Here’s a direct link to the mp3.
This week’s music: Hard ‘N Phirm’s “Rodeohead” from their album Horses and Grasses.
This week’s highlighted product: Straus Family Creamery. From the heart of Marin County, California. Just like Joyent.

7 Comments
Any chance of supplying an RSS feed with enclosures that I can drop into my podcatcher?
Also, for levels, have you tried Levelator from the ITConversations folks? http://www.gigavox.com/levelator
Cool! “European-style” butter. As a German living in Belgium – butter-country! – I wonder what that is…
Great podcast again, thanks!
@Matt: I’ll definitely use this next week. Current set-up is Garageband.

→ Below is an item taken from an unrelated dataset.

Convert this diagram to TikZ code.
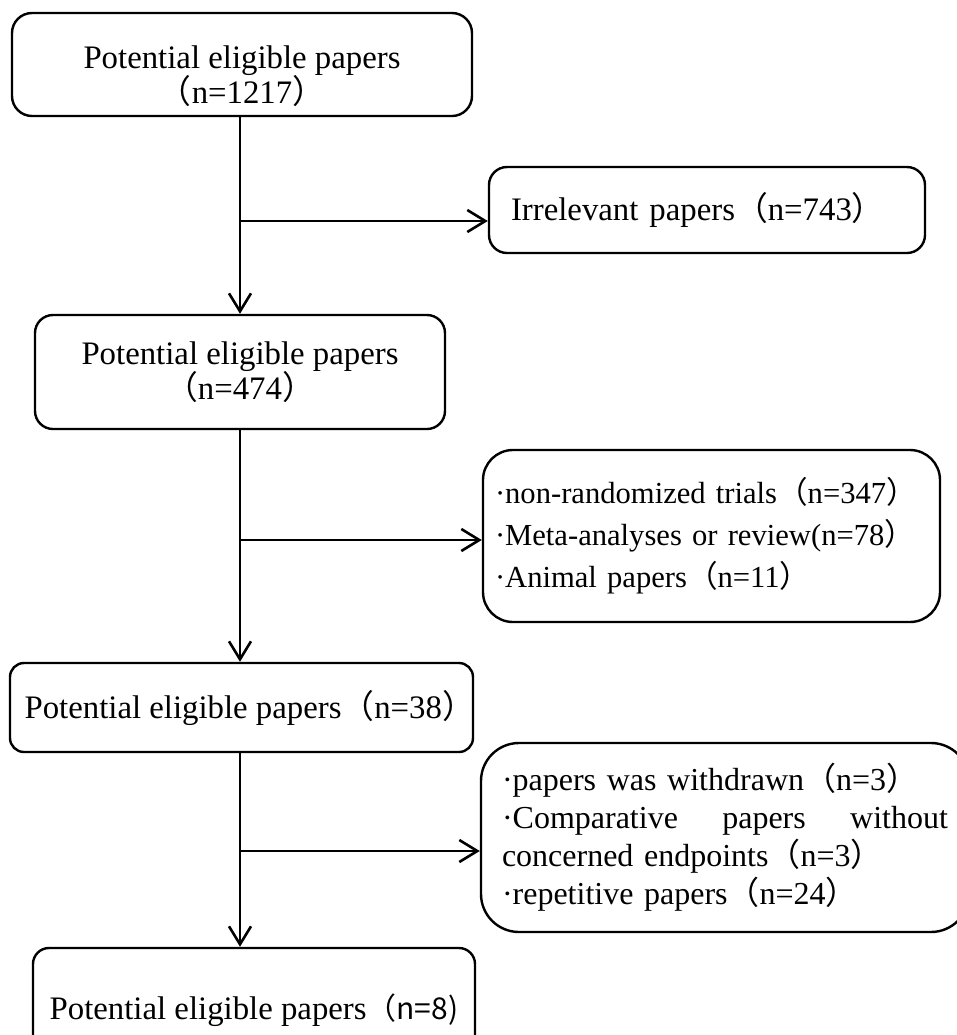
\documentclass[tikz,border=0pt]{standalone}
\usepackage{fontspec}
\setmainfont{Liberation Serif}
\newfontfamily\cjk{Noto Sans CJK SC}
\usetikzlibrary{arrows.meta, positioning, calc}

\newcommand{\lp}{{\cjk （}}
\newcommand{\rp}{{\cjk ）}}

\begin{document}
\begin{tikzpicture}[x=0.5pt, y=-0.5pt,
    box/.style={draw, line width=1.2pt, inner sep=0pt, font=\fontsize{16.4}{17.8}\selectfont},
    arr/.style={line width=1.3pt, -{Straight Barb[length=9pt, width=11pt, line width=1.3pt]}}]
    \clip (0,0) rectangle (957,1035);
    \fill[white] (0,0) rectangle (957,1035);

    \node[box, rounded corners=10pt, minimum width=230pt, minimum height=51.5pt, align=center] (p1) at (242,64.5)
        {\rule{0pt}{23pt}Potential eligible papers\\\lp n=1217\rp};
    \node[box, rounded corners=9pt, minimum width=218pt, minimum height=43pt, text width=196pt, align=left] (p2) at (707,210)
        {Irrelevant papers\lp n=743\rp};
    \node[box, rounded corners=9pt, minimum width=205pt, minimum height=57pt, align=center] (p3) at (240,372)
        {Potential eligible papers\\\lp n=474\rp};
    \node[box, rounded corners=15pt, minimum width=228.5pt, minimum height=86pt, text width=216.5pt, align=left,
          font=\fontsize{15.3}{21}\selectfont] (p4) at (711.5,536)
        {·non-randomized trials\lp n=347\rp\\
         ·Meta-analyses or review(n=78\rp\\
         ·Animal papers\lp n=11\rp};
    \node[box, rounded corners=7pt, minimum width=231.5pt, minimum height=44.5pt, align=center] (p5) at (241.5,707.5)
        {Potential eligible papers\lp n=38\rp\hspace{-0.5em}};
    \node[box, rounded corners=19pt, minimum width=244pt, minimum height=94.5pt, text width=223pt, align=left,
          font=\fontsize{16}{19}\selectfont] (p6) at (725,837.5)
        {·papers was withdrawn\lp n=3\rp\\
         \makebox[223pt][s]{·Comparative\hfill papers\hfill without}\\
         concerned endpoints\lp n=3\rp\\
         ·repetitive papers\lp n=24\rp};
    \node[box, rounded corners=8pt, minimum width=221pt, minimum height=62pt, align=center] (p7) at (254,1010)
        {Potential eligible papers{\cjk\fontsize{15}{17}\selectfont （n=8)}};

    % main flow
    \draw[arr] (p1.south -| p3.north) -- (p3.north);
    \draw[arr] (p3.south) -- (p5.north -| p3.south);
    \draw[arr] (p5.south -| p3.south) -- (p7.north -| p3.south);

    % excluded
    \coordinate (j1) at (240,221);
    \coordinate (j2) at (240,540);
    \coordinate (j3) at (240,851);
    \draw[arr] (j1) -- (j1 -| p2.west);
    \draw[arr] (j2) -- (j2 -| p4.west);
    \draw[arr] (j3) -- (j3 -| p6.west);
\end{tikzpicture}
\end{document}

I updated the post with the requested RSS feed.
I’ve been having “Rodeohead” on repeat a few times a day for the past week thanks to Dave. Annoyingly enjoyable.
@Johan: Reminds me of Ween’s 12 Golden Country Greats.
Good job with the volume this round, much easier to listen to.
Definitely much easier to listen to – thanks guys!
I’ve enjoyed your podcasts – but as a SAN guy I couldn’t help chuckling about your interactions with Hitachi on Thumper. The little point you are missing as you bash Hitachi(not that they don’t deserve some smacking around naturally) is availabilty. Sure thumper is a great deal but its availability is certainly not at the level of a decent midrange SAN array. All the disk is local with single OS running the show. Versus, say HDS Tagma (or hell EMC Clariion running Windows… err I mean Flare) where at least you have dual controllers or some type of mostly seamless HA failover in the event of a hardware issue or eventual code upgrades and maintenance. Thumper however is just unavailable. Gotta compare apples to apples don’t you know.
Now when ZFS is clusterable – then throw that on a iSCSI or SAN array (say perhaps NexSAN if you need TB super dense and cheap) and now you are talking impressive.